Who Has the Right to Argue Politics at the Office?
In this presidential election year, the old adage about the two things you should never discuss in polite conversation — religion and politics — has never been more true, especially considering how they’ve overlapped lately in the United States political discourse. In the workplace this is especially an issue. When people talk about about hot-button issues, passions tend to run high, and productivity-busting arguments occur.
The Houston Chronicle recently reported on some of the tricky office free-speech issues surrounding politics. “Employees have no right to free speech,” attorney David Barron told the Chronicle. That’s because freedom of speech applies to public spaces, not private property. He says it’s completely legal for employers to limit what employees are allowed to say in the office. In fact, he says “When it comes to things like race, gender, ethnicity, and religion, those are issues where an employer has a legal duty to take action if an employee complains.” All four of those topics are under discussion in Election 2016. The only free speech employees have is the right to discuss workplace issues under the National Labor Relations Act (NRLA).
However, though employees may not be able to express their political views, employers can push their point of view freely.
If a CEO invites a political candidate for a factory-floor campaign event, employees can be required to attend and even applaud for TV cameras. A boss can also encourage the display of a favored candidate’s posters or other campaign materials, and prohibit display of an opponent’s. The 2010 Supreme Court Citizens United ruling even allows employers to spend company funds to support candidates, regardless of employees’ views.
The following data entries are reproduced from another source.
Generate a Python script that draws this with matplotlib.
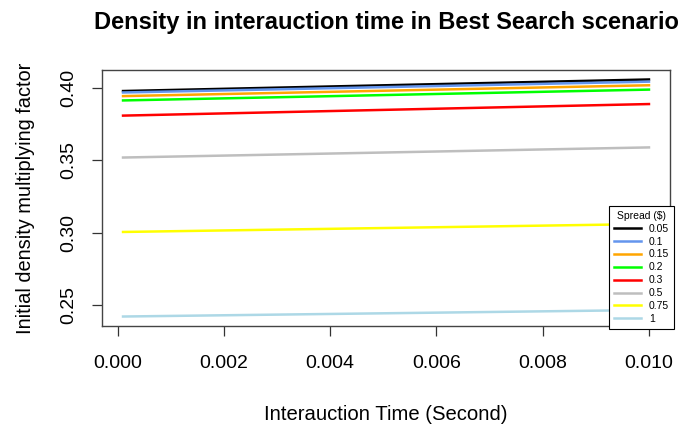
import numpy as np
import matplotlib.pyplot as plt

plt.rcParams['font.family'] = ['Liberation Sans', 'DejaVu Sans']

# x positions of the two ends of every curve (seconds)
time = [0.0001, 0.01]
spreads = ['0.05', '0.1', '0.15', '0.2', '0.3', '0.5', '0.75', '1']
colors = ['black', 'cornflowerblue', 'orange', '#00ff00', 'red', '#bebebe', 'yellow', 'lightblue']
# density factor at start and end
density = [
    [0.398, 0.406],
    [0.397, 0.4045],
    [0.3945, 0.402],
    [0.3915, 0.399],
    [0.381, 0.389],
    [0.352, 0.359],
    [0.3005, 0.306],
    [0.242, 0.2465],
]

fig = plt.figure(figsize=(6.82, 4.25), dpi=100)
ax = fig.add_axes([102/682, 1-326/425, (670-102)/682, (326-70)/425])

for lab, col, vals in zip(spreads, colors, density):
    ax.plot(time, vals, color=col, lw=1.8, label=lab)

# R style axis ranges (4% padding)
xr = max(time) - min(time)
ax.set_xlim(min(time) - 0.04*xr, max(time) + 0.04*xr)
lo = min(min(v) for v in density)
hi = max(max(v) for v in density)
ax.set_ylim(lo - 0.04*(hi-lo), hi + 0.04*(hi-lo))

ax.set_xticks([0.000, 0.002, 0.004, 0.006, 0.008, 0.010])
ax.set_xticklabels(['0.000', '0.002', '0.004', '0.006', '0.008', '0.010'])
ax.set_yticks([0.25, 0.30, 0.35, 0.40])
ax.set_yticklabels(['0.25', '0.30', '0.35', '0.40'], rotation=90, va='center')
ax.tick_params(direction='out', length=7, width=0.9, labelsize=14, color='#333333')
ax.tick_params(axis='x', pad=14)
ax.tick_params(axis='y', pad=11)
for s in ax.spines.values():
    s.set_color('#444444')
    s.set_linewidth(1.0)

ax.set_xlabel('Interauction Time (Second)', fontsize=14.6, labelpad=24)
ax.set_ylabel('Initial density multiplying factor', fontsize=14.4, labelpad=18)
fig.text(386/682, 1-22/425, 'Density in interauction time in Best Search scenario',
         fontsize=17, fontweight='bold', ha='center', va='center')

leg = ax.legend(title='Spread (\\$)', loc='upper left', bbox_to_anchor=(609/682, 1-206/425),
                bbox_transform=fig.transFigure, borderaxespad=0, fontsize=7.5, title_fontsize=7.5,
                frameon=True, fancybox=False, edgecolor='black', labelspacing=0.28,
                handlelength=2.6, borderpad=0.45)
leg.get_frame().set_linewidth(0.8)
leg.get_frame().set_alpha(1)

fig.savefig('out.png', dpi=100)
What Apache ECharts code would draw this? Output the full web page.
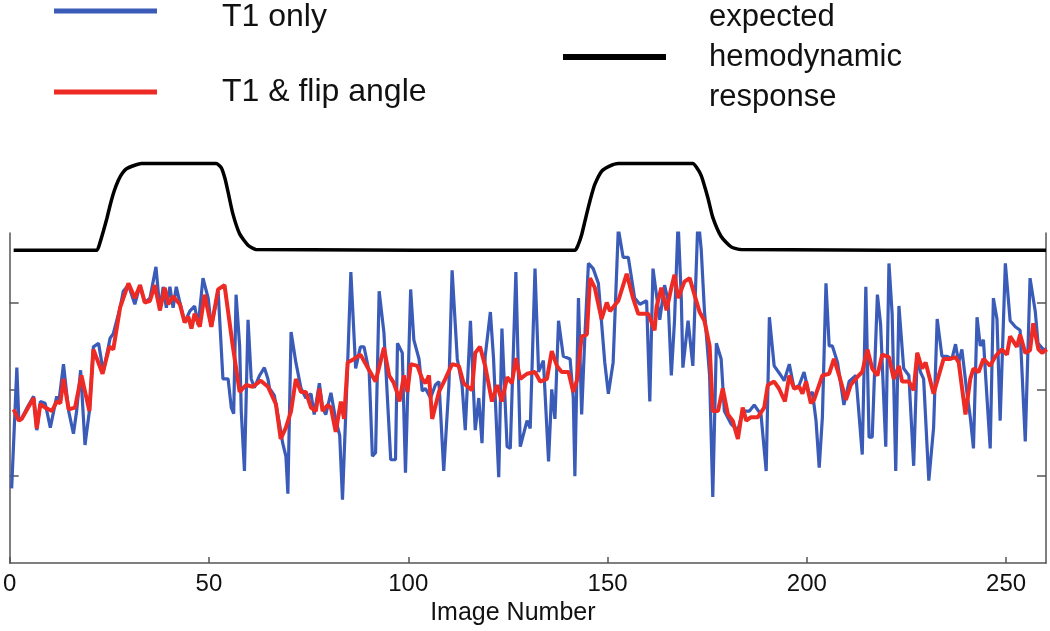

While this kind of thing undoubtedly bothers some employees, there’s no legal recourse because, Barron says, “Being offended by someone else’s political views is not illegal harassment the way it is for gender, race or ethnicity.” There’s some comfort in knowing, at least, that employees can’t legally be fired for how they vote.
Given how super-charged politics is at the moment, it’s probably best to keep them out of the office altogether. There’s no research, after all, suggesting that arguments and the bad feelings they leave behind are good for generating profits.